A Real-time Evaluation Framework for Pedestrian's Potential Risk at Non-Signalized Intersections Based on Predicted Post-Encroachment Time
Tengfeng Lin, Zhixiong Jin, Seongjin Choi, Hwasoo Yeo
TL;DR
This work presents a real-time framework for assessing pedestrian risk at non-signalized intersections using a novel surrogate safety measure, Predicted Post-Encroachment Time (P-PET). It integrates CCTV-based trajectory extraction, arrival-time prediction with GRU/LSTM/Transformer models, and a P-PET–driven risk evaluation that distinguishes pedestrians as kids, adults, and cyclists. The approach demonstrates improved predictive accuracy and risk identification over traditional methods, with real-field validation at a non-signalized intersection and a detailed analysis of real-time feasibility on GPU hardware. The results support proactive pedestrian protection and offer planners data-driven insights for safer intersection design, while also outlining limitations and directions for edge-device deployment and broader pedestrian groups.
Abstract
Addressing pedestrian safety at intersections is one of the paramount concerns in the field of transportation research, driven by the urgency of reducing traffic-related injuries and fatalities. With advances in computer vision technologies and predictive models, the pursuit of developing real-time proactive protection systems is increasingly recognized as vital to improving pedestrian safety at intersections. The core of these protection systems lies in the prediction-based evaluation of pedestrian's potential risks, which plays a significant role in preventing the occurrence of accidents. The major challenges in the current prediction-based potential risk evaluation research can be summarized into three aspects: the inadequate progress in creating a real-time framework for the evaluation of pedestrian's potential risks, the absence of accurate and explainable safety indicators that can represent the potential risk, and the lack of tailor-made evaluation criteria specifically for each category of pedestrians.
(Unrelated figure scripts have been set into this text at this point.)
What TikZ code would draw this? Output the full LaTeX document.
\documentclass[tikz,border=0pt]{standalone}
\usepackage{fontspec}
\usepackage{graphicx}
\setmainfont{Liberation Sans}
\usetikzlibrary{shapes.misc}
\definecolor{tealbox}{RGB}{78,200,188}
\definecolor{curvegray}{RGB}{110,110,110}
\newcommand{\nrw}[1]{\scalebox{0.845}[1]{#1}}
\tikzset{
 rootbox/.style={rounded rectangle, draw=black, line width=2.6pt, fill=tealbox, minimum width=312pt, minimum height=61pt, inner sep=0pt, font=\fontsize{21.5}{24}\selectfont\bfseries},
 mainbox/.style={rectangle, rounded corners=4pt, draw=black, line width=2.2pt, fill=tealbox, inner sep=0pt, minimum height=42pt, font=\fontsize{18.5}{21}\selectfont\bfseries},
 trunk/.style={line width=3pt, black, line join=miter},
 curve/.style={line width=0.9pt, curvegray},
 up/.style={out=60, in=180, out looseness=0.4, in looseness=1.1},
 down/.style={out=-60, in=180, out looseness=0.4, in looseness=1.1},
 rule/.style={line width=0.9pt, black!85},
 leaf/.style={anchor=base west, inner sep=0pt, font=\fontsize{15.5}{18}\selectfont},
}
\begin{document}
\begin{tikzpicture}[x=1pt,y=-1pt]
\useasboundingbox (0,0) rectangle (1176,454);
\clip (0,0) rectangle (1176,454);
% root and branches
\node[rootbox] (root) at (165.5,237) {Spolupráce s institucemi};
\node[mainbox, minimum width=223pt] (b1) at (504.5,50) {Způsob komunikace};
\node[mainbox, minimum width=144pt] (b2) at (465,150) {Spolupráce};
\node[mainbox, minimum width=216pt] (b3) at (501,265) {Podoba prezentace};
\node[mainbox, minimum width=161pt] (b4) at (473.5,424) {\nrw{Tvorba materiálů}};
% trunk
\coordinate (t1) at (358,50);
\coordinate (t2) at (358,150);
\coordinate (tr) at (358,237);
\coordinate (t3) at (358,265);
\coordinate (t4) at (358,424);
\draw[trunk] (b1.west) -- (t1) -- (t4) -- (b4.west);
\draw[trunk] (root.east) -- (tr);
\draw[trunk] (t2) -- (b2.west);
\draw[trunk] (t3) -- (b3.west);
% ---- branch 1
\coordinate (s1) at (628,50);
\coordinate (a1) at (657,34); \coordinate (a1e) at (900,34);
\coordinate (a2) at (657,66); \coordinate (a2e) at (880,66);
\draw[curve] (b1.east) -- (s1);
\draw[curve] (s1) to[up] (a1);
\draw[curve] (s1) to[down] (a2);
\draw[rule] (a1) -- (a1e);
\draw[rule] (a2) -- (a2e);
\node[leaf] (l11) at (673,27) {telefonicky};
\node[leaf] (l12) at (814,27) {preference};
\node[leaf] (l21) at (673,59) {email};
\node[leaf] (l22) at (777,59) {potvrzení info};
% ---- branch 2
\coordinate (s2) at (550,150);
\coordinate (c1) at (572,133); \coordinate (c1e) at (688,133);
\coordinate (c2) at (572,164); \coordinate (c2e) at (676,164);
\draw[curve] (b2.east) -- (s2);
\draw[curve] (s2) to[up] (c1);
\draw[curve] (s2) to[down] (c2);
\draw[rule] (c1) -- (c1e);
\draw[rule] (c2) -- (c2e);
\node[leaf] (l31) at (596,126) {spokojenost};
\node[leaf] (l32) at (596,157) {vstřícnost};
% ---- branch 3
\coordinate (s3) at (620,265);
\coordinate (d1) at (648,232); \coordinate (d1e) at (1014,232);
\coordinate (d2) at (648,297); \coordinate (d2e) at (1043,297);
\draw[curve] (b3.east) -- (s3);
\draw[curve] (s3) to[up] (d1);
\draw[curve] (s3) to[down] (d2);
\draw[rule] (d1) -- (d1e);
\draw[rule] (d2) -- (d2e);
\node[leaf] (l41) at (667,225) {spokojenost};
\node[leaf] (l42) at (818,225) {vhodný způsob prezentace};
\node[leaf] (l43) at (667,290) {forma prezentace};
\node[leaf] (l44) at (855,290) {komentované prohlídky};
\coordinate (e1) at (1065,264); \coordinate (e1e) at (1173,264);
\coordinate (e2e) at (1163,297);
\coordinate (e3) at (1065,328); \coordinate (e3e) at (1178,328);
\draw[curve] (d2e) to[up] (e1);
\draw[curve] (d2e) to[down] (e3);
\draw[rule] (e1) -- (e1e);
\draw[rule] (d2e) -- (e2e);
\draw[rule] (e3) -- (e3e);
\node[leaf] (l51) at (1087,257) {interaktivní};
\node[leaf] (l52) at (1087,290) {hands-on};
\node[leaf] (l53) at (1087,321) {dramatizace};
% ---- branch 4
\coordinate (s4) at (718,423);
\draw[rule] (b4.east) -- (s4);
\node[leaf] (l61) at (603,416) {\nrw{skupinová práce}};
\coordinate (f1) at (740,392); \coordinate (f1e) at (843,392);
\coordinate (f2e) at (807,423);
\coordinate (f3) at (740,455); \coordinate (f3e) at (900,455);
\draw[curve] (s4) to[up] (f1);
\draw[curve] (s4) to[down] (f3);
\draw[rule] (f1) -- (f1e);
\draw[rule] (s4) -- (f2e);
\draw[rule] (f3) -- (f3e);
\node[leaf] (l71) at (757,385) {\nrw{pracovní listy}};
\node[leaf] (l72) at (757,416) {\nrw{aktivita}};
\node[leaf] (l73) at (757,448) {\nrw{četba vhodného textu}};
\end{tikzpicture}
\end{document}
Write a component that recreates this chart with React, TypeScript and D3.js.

To address these research challenges, in this study, a framework with computer vision technologies and predictive models is developed to evaluate the potential risk of pedestrians in real time. Integral to this framework is a novel surrogate safety measure, the Predicted Post-Encroachment Time (P-PET), derived from deep learning models capable to predict the arrival time of pedestrians and vehicles at intersections. To further improve the effectiveness and reliability of pedestrian risk evaluation, we classify pedestrians into distinct categories and apply specific evaluation criteria for each group. The results demonstrate the framework's ability to effectively identify potential risks through the use of P-PET, indicating its feasibility for real-time applications and its improved performance in risk evaluation across different categories of pedestrians.